Pour une sensation passagère, il dure, le Duke Deuce. Dans un premier temps, il est apparu comme le seul protagoniste d'un improbable revival crunk, mais depuis, il a étendu son spectre pour devenir quelque chose de plus grand : le porte-étendard de la scène rap de Memphis, le défenseur le plus ardent de son imposant patrimoine hip-hop. Il est celui qui rappelle tout ce que l'histoire du rap lui doit, et ce dès le tout premier titre de sa dernière "mixtape", quand il signale que le triplet flow des Migos vient en vérité de sa bonne ville.
Avec ce troisième volet de la série des Memphis Massacre sorti pour Halloween l'année passée, juste après son premier album officiel Crunkstar, le rappeur investit une autre tradition musicale de l'endroit : cette déclinaison du genre horrorcore par laquelle, au milieu des années 90, Three 6 Mafia et tous les autres ont commencé à se faire connaître. Et tiens, après son comparse Juicy J sur l'album précédent, l'un des membres les plus éminents de ces derniers, DJ Paul, fait une apparition sur "What You Rep", au côté d'autres invités issus exclusivement des lieux comme Big Moochie Grape, Hitkidd à la production, et quelques autres moins connus.

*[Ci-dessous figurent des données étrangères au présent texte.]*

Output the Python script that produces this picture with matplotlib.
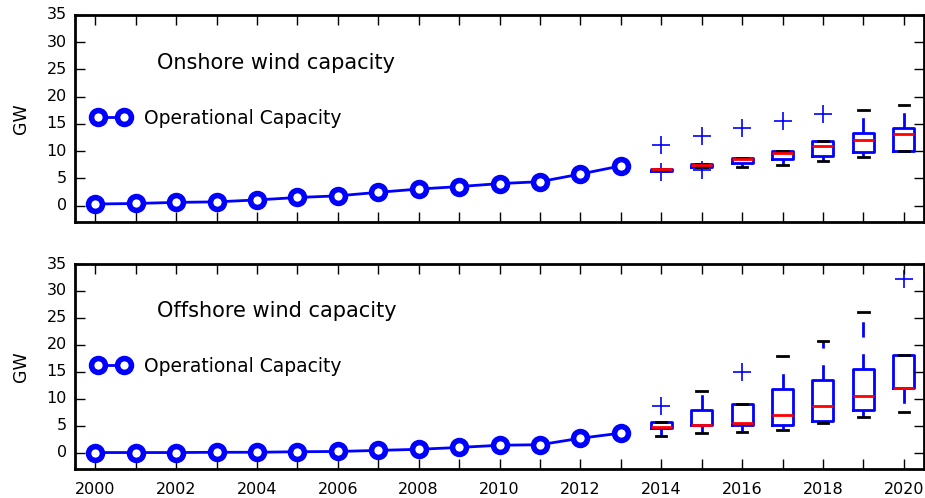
import matplotlib
matplotlib.use("Agg")
import matplotlib.pyplot as plt
from matplotlib.ticker import FixedLocator, FixedFormatter

plt.style.use('classic')
plt.rcParams['font.family'] = ['DejaVu Sans']
plt.rcParams['lines.scale_dashes'] = False

years = list(range(2000, 2014))
onshore_cap = [0.3, 0.4, 0.6, 0.7, 1.05, 1.5, 1.8, 2.45, 3.05, 3.5, 4.05, 4.4, 5.8, 7.3]
offshore_cap = [0.05, 0.05, 0.05, 0.1, 0.1, 0.2, 0.25, 0.45, 0.65, 1.0, 1.4, 1.5, 2.7, 3.65]

proj_years = list(range(2014, 2021))
on_q1 = [6.45, 7.15, 7.8, 8.65, 9.2, 9.8, 10.1]
on_med = [6.7, 7.45, 8.6, 9.7, 11.0, 12.0, 13.1]
on_q3 = [6.8, 7.6, 8.7, 10.1, 11.8, 13.4, 14.3]
on_lo = [6.45, 7.15, 7.05, 7.55, 8.2, 9.0, 10.0]
on_hi = [6.8, 7.6, 8.7, 10.1, 11.8, 17.6, 18.4]
on_fliers = [[11.1, 6.2], [12.7, 6.6], [14.25], [15.5], [16.8], [], []]

off_q1 = [4.6, 5.1, 5.1, 5.2, 5.85, 7.95, 12.05]
off_med = [4.75, 5.2, 5.5, 7.1, 8.75, 10.5, 12.05]
off_q3 = [5.8, 8.0, 9.05, 11.75, 13.5, 15.55, 18.1]
off_lo = [3.2, 3.65, 3.85, 4.3, 5.5, 6.55, 7.5]
off_hi = [5.8, 11.4, 9.05, 18.0, 20.8, 26.1, 18.1]
off_fliers = [[8.6], [], [15.0], [], [], [], [32.3]]

titles = ['Onshore wind capacity', 'Offshore wind capacity']
legend_label = 'Operational Capacity'
yticks = [0, 5, 10, 15, 20, 25, 30, 35]
xtick_labels = ['2000', '', '2002', '', '2004', '', '2006', '', '2008', '', '2010', '',
                '2012', '', '2014', '', '2016', '', '2018', '', '2020']

fig = plt.figure(figsize=(9.25, 4.98), dpi=100, facecolor='white')
W, H = 925.0, 498.0
ax_top = fig.add_axes([75 / W, 1 - 222 / H, 849 / W, 207 / H])
ax_bot = fig.add_axes([75 / W, 1 - 469 / H, 849 / W, 205 / H])

def make_stats(q1, med, q3, lo, hi, fl):
    stats = []
    for i in range(len(q1)):
        stats.append(dict(q1=q1[i], med=med[i], q3=q3[i], whislo=lo[i], whishi=hi[i],
                          fliers=fl[i]))
    return stats

panels = [
    (ax_top, onshore_cap, make_stats(on_q1, on_med, on_q3, on_lo, on_hi, on_fliers), titles[0]),
    (ax_bot, offshore_cap, make_stats(off_q1, off_med, off_q3, off_lo, off_hi, off_fliers), titles[1]),
]

for k, (ax, cap, stats, title) in enumerate(panels):
    ax.set_facecolor('white')
    ax.plot(years, cap, '-o', color='b', lw=2, ms=10, mfc='white', mec='b', mew=4,
            label=legend_label, zorder=3)
    ax.bxp(stats, positions=proj_years, widths=0.52, manage_ticks=False,
           boxprops=dict(color='b', linewidth=2),
           whiskerprops=dict(color='b', linewidth=2, linestyle=(0, (11, 12))),
           capprops=dict(color='k', linewidth=2),
           medianprops=dict(color='r', linewidth=2),
           flierprops=dict(marker='+', markeredgecolor='b', markersize=13,
                           markeredgewidth=1.2, linestyle='none'))
    ax.set_xlim(1999.5, 2020.5)
    ax.set_ylim(-3, 35)
    ax.yaxis.set_major_locator(FixedLocator(yticks))
    ax.xaxis.set_major_locator(FixedLocator(list(range(2000, 2021))))
    if k == 0:
        ax.xaxis.set_major_formatter(FixedFormatter([''] * 21))
    else:
        ax.xaxis.set_major_formatter(FixedFormatter(xtick_labels))
    ax.tick_params(axis='both', which='major', direction='in', length=7, width=1,
                   labelsize=11.5, top=True, right=True)
    ax.tick_params(axis='x', pad=9)
    ax.tick_params(axis='y', pad=6)
    for sp in ax.spines.values():
        sp.set_linewidth(2)
    ax.set_ylabel('GW', fontsize=12.5, labelpad=12)
    ax.text(0.097, 0.77, title, transform=ax.transAxes, fontsize=15, va='center', ha='left')
    ax.legend(loc='center left', bbox_to_anchor=(0.0, 0.5), frameon=False, numpoints=2,
              fontsize=13.5, handlelength=2, handletextpad=0.8)

fig.savefig('out.png', dpi=100, facecolor='white')
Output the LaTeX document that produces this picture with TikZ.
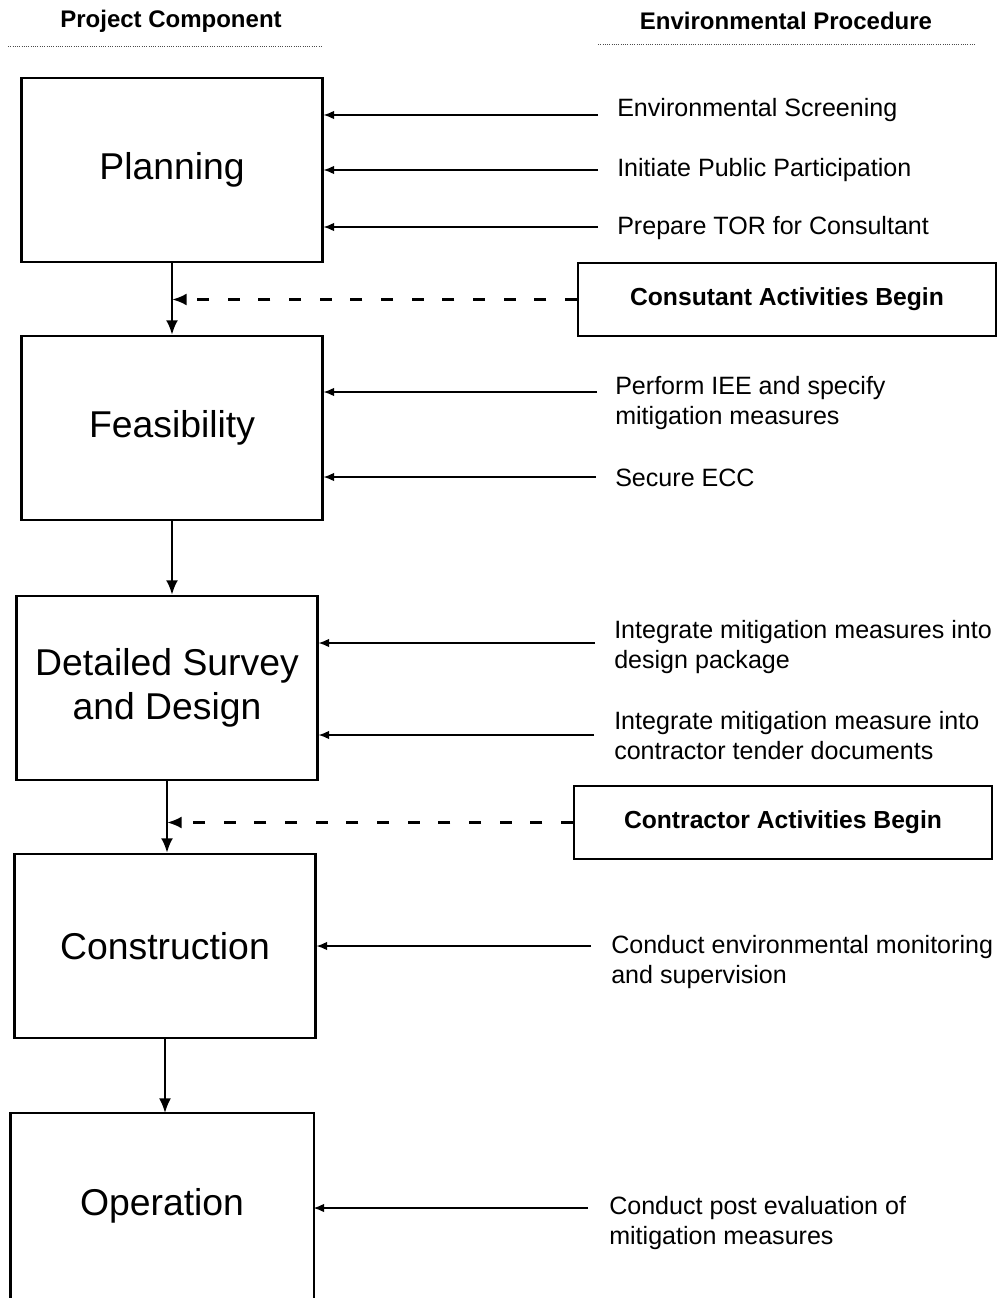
\documentclass[tikz,border=0pt]{standalone}
\usepackage{fontspec}
\setmainfont{Liberation Sans}
\usetikzlibrary{arrows.meta}
\tikzset{
  phase/.style={draw, line width=1.6pt, minimum width=225.75pt, minimum height=138pt, align=center, font=\fontsize{28}{33}\selectfont},
  begins/.style={draw, line width=1.4pt, minimum width=313.5pt, minimum height=55pt, font=\bfseries\fontsize{18.5}{22}\selectfont},
  proc/.style={anchor=west, align=left, inner sep=0pt, font=\fontsize{18.8}{22.5}\selectfont},
  head/.style={font=\bfseries\fontsize{18}{22}\selectfont},
  flow/.style={line width=2pt, -{Latex[length=11pt,width=9pt]}},
  feed/.style={line width=1pt, -{Latex[length=8pt,width=6.5pt]}},
  starts/.style={line width=2pt, dash pattern=on 9pt off 14pt, -{Latex[length=11pt,width=9pt]}},
  rule/.style={line width=0.7pt, densely dotted, black!70}
}
\begin{document}
\begin{tikzpicture}[x=0.75pt, y=-0.75pt]
\clip (0,0) rectangle (1002,1298);
\node[head] (hproj) at (171,21) {Project Component};
\node[head] (henv) at (786,21) {Environmental Procedure};
\draw[rule] (8,46) -- (322,46);
\draw[rule] (598,44) -- (975,44);

\node[phase] (plan) at (172,170) {Planning};
\node[phase] (feas) at (172,428) {Feasibility};
\node[phase] (design) at (167,688) {Detailed Survey\\and Design};
\node[phase] (constr) at (165,946) {Construction};
\node[phase, draw=none] (oper) at (162,1206) {Operation};
\draw[line width=1.6pt] ([yshift=-20pt]oper.south west) -- (oper.north west) -- (oper.north east) -- ([yshift=-20pt]oper.south east);

\node[begins] (cons) at (787,299.5) {Consutant Activities Begin};
\node[begins] (contr) at (783,822.5) {Contractor Activities Begin};

\draw[flow] (plan.south) -- (plan.south |- feas.north);
\draw[flow] (feas.south) -- (feas.south |- design.north);
\draw[flow] (design.south) -- (design.south |- constr.north);
\draw[flow, line width=1.4pt] (constr.south) -- (constr.south |- oper.north);

\coordinate (jc1) at (cons.west -| plan.south);
\coordinate (jc2) at (contr.west -| design.south);
\draw[starts] (cons.west) -- (jc1);
\draw[starts] (contr.west) -- (jc2);

\node[proc] (p1) at (617,110) {Environmental Screening};
\node[proc] (p2) at (617,170) {Initiate Public Participation};
\node[proc] (p3) at (617,228) {Prepare TOR for Consultant};
\node[proc] (p4) at (615,403) {Perform IEE and specify\\mitigation measures};
\node[proc] (p5) at (615,478) {Secure ECC};
\node[proc] (p6) at (614,647) {Integrate mitigation measures into\\design package};
\node[proc] (p7) at (614,736) {Integrate mitigation measure into\\contractor tender documents};
\node[proc] (p8) at (611,962) {Conduct environmental monitoring\\and supervision};
\node[proc] (p9) at (609,1223) {Conduct post evaluation of\\mitigation measures};

\coordinate (s1) at (598,115);
\coordinate (s2) at (598,170);
\coordinate (s3) at (598,227);
\coordinate (s4) at (597,392);
\coordinate (s5) at (596,477);
\coordinate (s6) at (595,643);
\coordinate (s7) at (594,735);
\coordinate (s8) at (591,946);
\coordinate (s9) at (588,1208);
\draw[feed] (s1) -- (s1 -| plan.east);
\draw[feed] (s2) -- (s2 -| plan.east);
\draw[feed] (s3) -- (s3 -| plan.east);
\draw[feed] (s4) -- (s4 -| feas.east);
\draw[feed] (s5) -- (s5 -| feas.east);
\draw[feed] (s6) -- (s6 -| design.east);
\draw[feed] (s7) -- (s7 -| design.east);
\draw[feed] (s8) -- (s8 -| constr.east);
\draw[feed] (s9) -- (s9 -| oper.east);
\end{tikzpicture}
\end{document}
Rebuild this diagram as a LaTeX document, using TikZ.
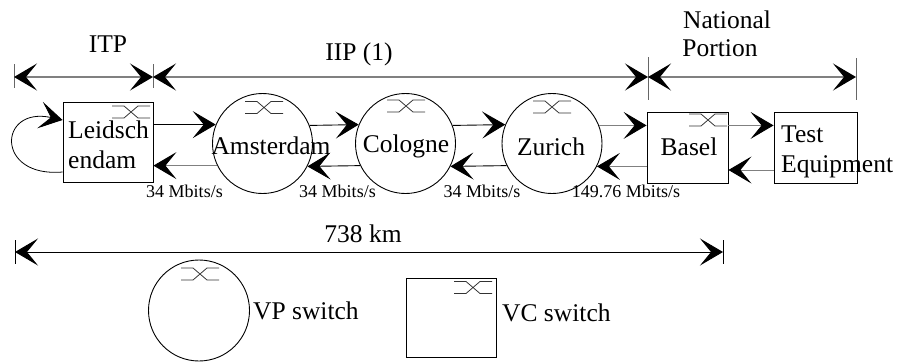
\documentclass[tikz,border=0pt]{standalone}
\usepackage{fontspec}
\setmainfont{Liberation Serif}
\usetikzlibrary{arrows.meta,calc}
\begin{document}
\begin{tikzpicture}[x=1pt,y=-1pt,
  big/.style={font=\fontsize{25.5}{28}\selectfont, inner sep=0pt},
  small/.style={font=\fontsize{18}{20}\selectfont, inner sep=0pt},
  circ/.style={draw, circle, minimum size=100pt, inner sep=0pt, line width=0.9pt},
  box/.style={draw, rectangle, inner sep=0pt, line width=0.9pt},
  tip/.style={arrows={-Stealth[length=23pt,width=27pt,inset=11pt,color=black]}},
  dtip/.style={arrows={Stealth[length=23pt,width=27pt,inset=11pt,color=black]-Stealth[length=23pt,width=27pt,inset=11pt,color=black]}},
  conn/.style={tip, line width=0.9pt, black},
  conng/.style={tip, line width=0.9pt, gray},
  dim/.style={dtip, line width=1.2pt, gray},
  dimk/.style={dtip, line width=0.9pt, black},
  tickg/.style={line width=1pt, gray!80!black},
  tickk/.style={line width=1pt, black},
  swline/.style={line width=0.8pt, black!80},
  sw/.pic={\draw[swline] (-19,-6) -- (-7,-6) -- (7,6) -- (19,6)
                         (-19,6) -- (-7,6) -- (7,-6) -- (19,-6);}
]
\useasboundingbox (0,0) rectangle (898,362);

% dimension line at top
\coordinate (d0) at (14,77);
\coordinate (d1) at (153,77);
\coordinate (d2) at (648,77);
\coordinate (d3) at (856,77);
\draw[tickg] ($(d0)+(0,-13)$) -- ($(d0)+(0,11)$);
\draw[tickg] ($(d1)+(0,-13)$) -- ($(d1)+(0,11)$);
\draw[tickg] ($(d2)+(0,-20)$) -- ($(d2)+(0,23)$);
\draw[tickg] ($(d3)+(0,-19)$) -- ($(d3)+(0,23)$);
\draw[dim] (d0) -- (d1);
\draw[dim] (d1) -- (d2);
\draw[dim] (d2) -- (d3);
\node[big, anchor=base] (litp) at (108,52) {ITP};
\node[big, anchor=base] (liip) at (359,60) {IIP (1)};
\node[big, anchor=base] (lnat) at (727,28) {National};
\node[big, anchor=base] (lpor) at (720,56) {Portion};

% nodes
\node[box, minimum width=90pt, minimum height=80pt] (leid) at (108,142) {};
\node[circ] (ams) at (262.5,143.5) {};
\node[circ] (col) at (405.5,143.5) {};
\node[circ] (zur) at (552,143.5) {};
\node[box, minimum width=81pt, minimum height=71pt] (basel) at (687.5,147.5) {};
\node[box, minimum width=83pt, minimum height=71pt] (test) at (815.5,147.5) {};

\pic at (131,112) {sw};
\pic at (264,107.5) {sw};
\pic at (406,106) {sw};
\pic at (552,107) {sw};
\pic at (708,120) {sw};

\node[big, anchor=base west] (tleid1) at (68,138) {Leidsch};
\node[big, anchor=base west] (tleid2) at (68,168) {endam};
\node[big, anchor=base] (tams) at (271,154) {Amsterdam};
\node[big, anchor=base] (tcol) at (406,152) {Cologne};
\node[big, anchor=base] (tzur) at (551,155) {Zurich};
\node[big, anchor=base] (tbas) at (689,155) {Basel};
\node[big, anchor=base west] (ttest1) at (781,142) {Test};
\node[big, anchor=base west] (ttest2) at (781,172) {Equipment};

% upper row (rightward)
\draw[conn] (leid.east |- ams.158.3) -- (ams.158.3);
\draw[conn] (ams.21.7) -- (col.158.3);
\draw[conn] (col.21.7) -- (zur.158.3);
\draw[conng] (zur.21.7) -- (basel.west |- zur.21.7);
\draw[conng] (basel.east |- zur.21.7) -- (test.west |- zur.21.7);
% lower row (leftward)
\draw[conng] (ams.206.7) -- (leid.east |- ams.206.7);
\draw[conn] (col.206.7) -- (ams.333.3);
\draw[conn] (zur.206.7) -- (col.333.3);
\draw[conng] (basel.west |- zur.333.3) -- (zur.333.3);
\coordinate (tb) at ($(test.west)+(0,22.5)$);
\draw[conng] (tb) -- (basel.east |- tb);

% loop on Leidschendam
\coordinate (ls) at ($(leid.west)+(0,30)$);
\coordinate (le) at ($(leid.west)+(0,-22)$);
\draw[conn, line width=0.8pt] (ls) .. controls (-5,178) and (-2,106) .. (le);

% rate labels
\node[small, anchor=base] (r1) at (184.5,197) {34 Mbits/s};
\node[small, anchor=base] (r2) at (337.5,197) {34 Mbits/s};
\node[small, anchor=base] (r3) at (482,197) {34 Mbits/s};
\node[small, anchor=base] (r4) at (626,197) {149.76 Mbits/s};

% 738 km
\coordinate (k0) at (15,252);
\coordinate (k1) at (723,252);
\draw[tickk] ($(k0)+(0,-12)$) -- ($(k0)+(0,12)$);
\draw[tickk] ($(k1)+(0,-12)$) -- ($(k1)+(0,12)$);
\draw[dimk] (k0) -- (k1);
\node[big, anchor=base] (lkm) at (363,242) {738 km};

% legend
\node[circ, minimum size=101pt] (vp) at (199,310.5) {};
\pic at (200,274) {sw};
\node[big, anchor=base west] (lvp) at (253,319) {VP switch};
\node[box, minimum width=90pt, minimum height=79pt] (vc) at (451,317.5) {};
\pic at (473,287.5) {sw};
\node[big, anchor=base west] (lvc) at (502,321) {VC switch};
\end{tikzpicture}
\end{document}
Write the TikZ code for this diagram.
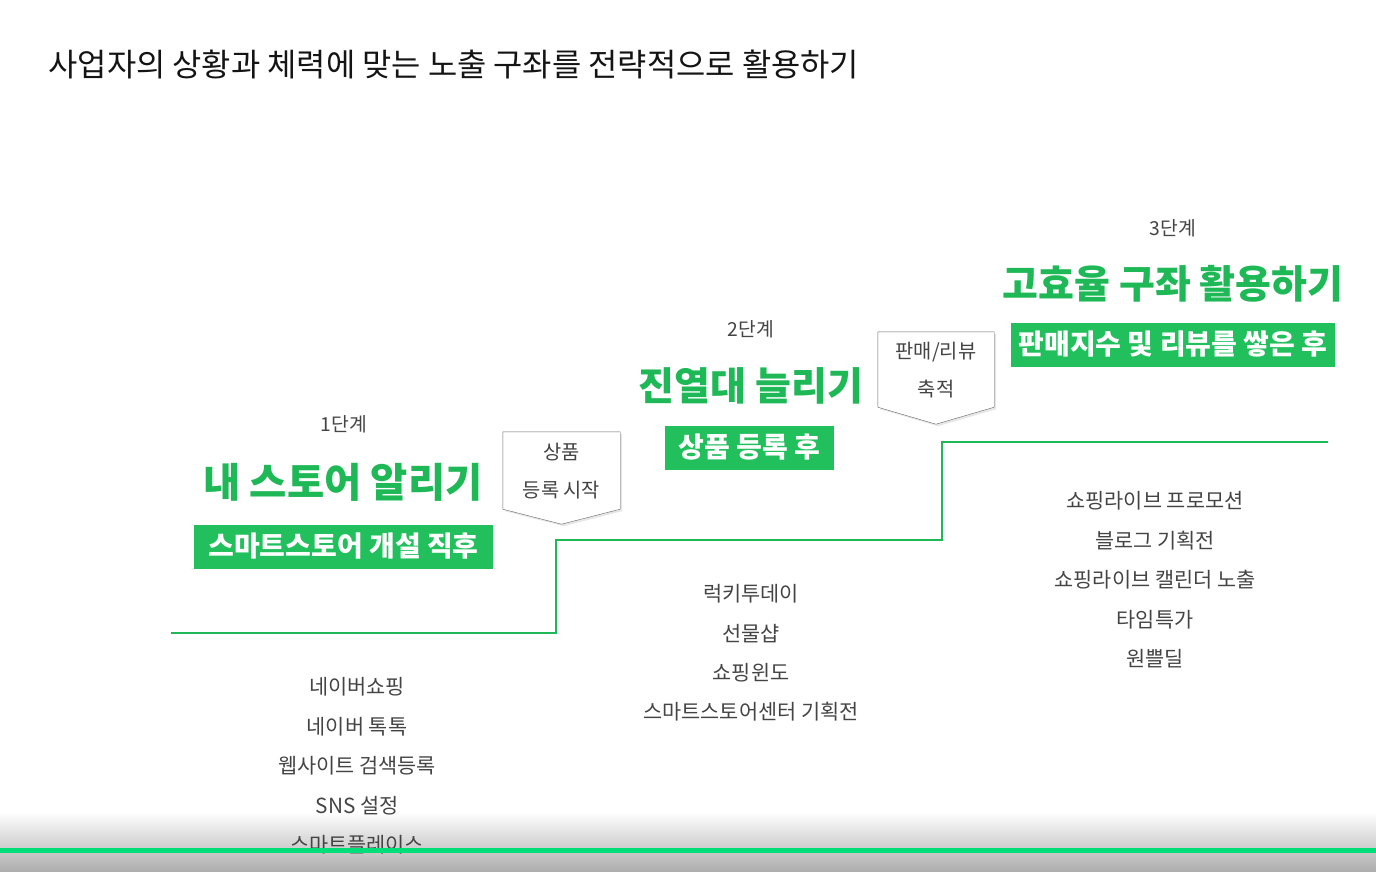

Sur Memphis Massacre III, Duke Deuce est donc un individu maléfique. Il nous présente son nouveau personnage, Deucifer, sur le titre du même nom, avec le renfort des voix lyriques fortes et exaltées d'Opera Memphis (une seule personne ? L'opéra de Memphis pour de vrai ?), et sur une musique de film d'horreur. Avec leur ambiance lugubre et leurs paroles brutales ou pornographiques, des titres comme "Mr. Memphis Massacre" et "Black Ops" nous ramènent là-bas, dans la noirceur et la violence démoniaques des années 90.
Duke Deuce s'autorise néanmoins quelques répits. Le crunk n'est jamais loin, comme avec les chœurs furieux du single "Anna" (un diminutif pour "animosité"), et le dancefloor est totalement de retour sur "What's My Name". Avec "Riverside", au moment même où la mixtape connaît un coup de mou, il laisse même toute la place à Glockianna, une très jeune rappeuse à la langue bien pendue. Et puis il y a cette conclusion chantée et atypique, "Nobody Needs Nobody".
Et tout cela, c'est malgré tout toujours du Duke Deuce, reconnaissable entre mille avec son rap à la fois humoristique, enjoué et agressif, les adlibs retentissants "ayy-ayy" et "what the fuuuuck", son recours constant au call and response dans des refrains tout en chœurs sauvages, et même un peu de confessions sur sa vie pas si facile, sur "Deucifer" et sur "Nobody Needs Nobody", quand il parle des traumatismes de l'enfance et qu'il rend hommage à Young Dolph et Lil Keed.
Duke Deuce n'est pas qu'un revivaliste. C'est de la meilleure des façons qu'il honore Memphis : en faisant du rap neuf avec ses vieux sons, et en lui offrant un autre personnage.